I am reminded of something Pulitzer Prize winner Salamishah Tillet wrote in a text accompanying Thomas’ work in Foam Magazine a couple of years ago. The text opens with Tillet describing a visit to Thomas’ studio, where she asked Thomas about a recently made collage opening the documentary Toni Morrison: The Pieces I Am. In response, Thomas opened her file box and started pulling out bits and pieces of images, fragments of old photos, large quantities of remnants kept in case they might come in handy, but all pieces that had contributed to the making of her collages. In that moment Tillet understood how Thomas’ practice, that restless, continuous collection, disruption and rescuing of traces and fragments, betrayed “the secret of her genius”. “So you actually think in collage, don’t you?” she asked.

I mention this anecdote and ask Thomas the same question. “Oh wow, that would be a big question,” she laughs. “Often, my thoughts are very abstract and I try to articulate and bring everything together in a cohesive way. And I think it’s because I’m always thinking of different things, concepts, ideas, consecutively. It’s beneficial to my working process and the way I make things. So I’m able to work on multiple things at once and see them through to completion, to the level where they both have the same amount of thoughtfulness and consideration, inventiveness and experimentation. This excites me because it allows me to move around my ideas and work, but it also allows me to pull from one aspect of what I’m working on to another and bring it over.”

Mickalene Thomas. Courbet #3 (Sleep) 2011. Polaroid 24 x 20 in. 61 x 50.8 cm 34.75 x 31.25 in. unframed. 88.3 x 79.4 cm framed MTPH11-004.

“Oftentimes, there’s a middle space between photography and painting, and each has its own powerful properties”

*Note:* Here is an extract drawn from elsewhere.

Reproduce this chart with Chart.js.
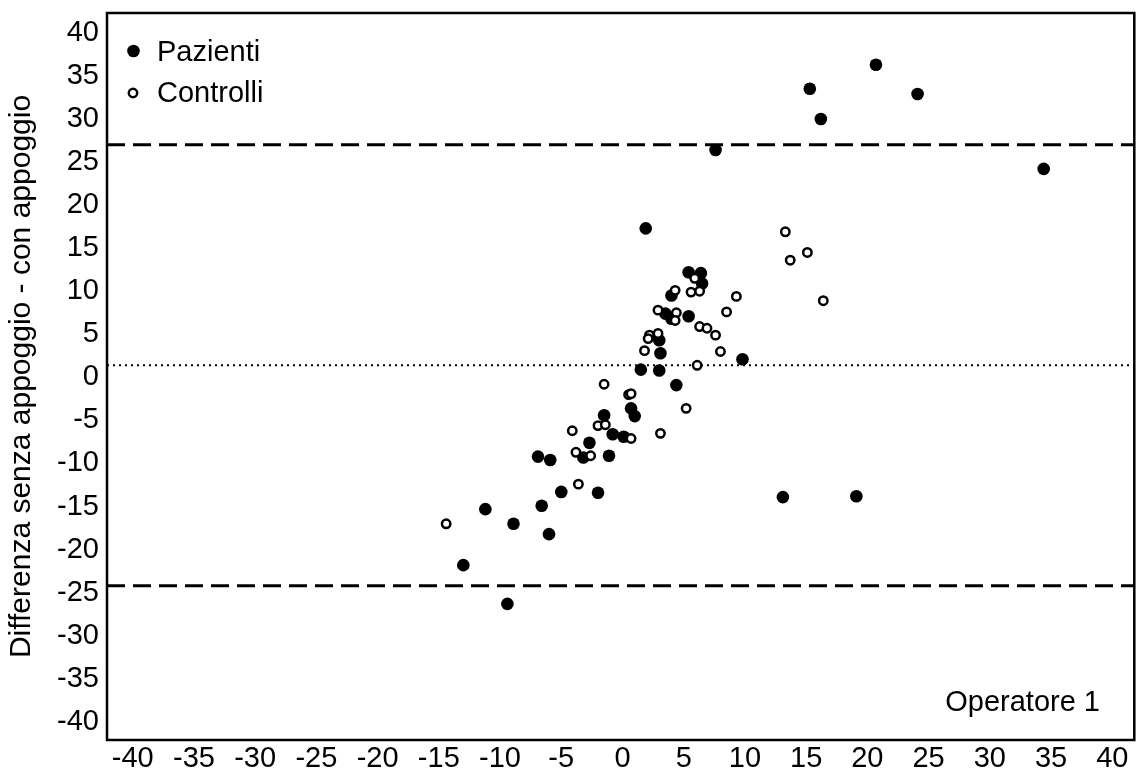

My first encounter with Thomas was in 2019, in the circumstances relating to Tillet’s text. Back then I was editor-inchief of Foam Magazine, and working with Mariama Attah on what would be the Play! issue, a publication themed around playing, its subversive potential, and its relation to how we experience the world and its power structures. That year had been an incredible one for Thomas – she had just been honoured with the Pioneer Works Visionary Award, and at the Muse Aperture Gala for “her brilliant use of the photographic image to assert new definitions of beauty and Black female identity, celebrity and sexuality”

Her works were also already in the collections of MoMA, the National Portrait Gallery, Smithsonian American Art Museum, Solomon R Guggenheim Museum, Whitney Museum of American Art, and the Studio Museum in Harlem. Attah and I had both been following and admiring her work for a while, since Aperture published her first book, Muse: Mickalene Thomas Photographs, in 2015, followed in 2016 by a solo show at the Aperture Gallery titled Muse: Mickalene Thomas Photographs and tête-à-tête. That was the moment she established a different relationship with photography in her practice, and not only because Muse was one of her first exhibitions to contain exclusively photographic work, beyond her well-established oeuvre in painting. In fact, the large-scale photographs, collages and Polaroids included in the show were all produced between 2001 and 2015, testimony to her constant involvement and experimentation with the medium since early on.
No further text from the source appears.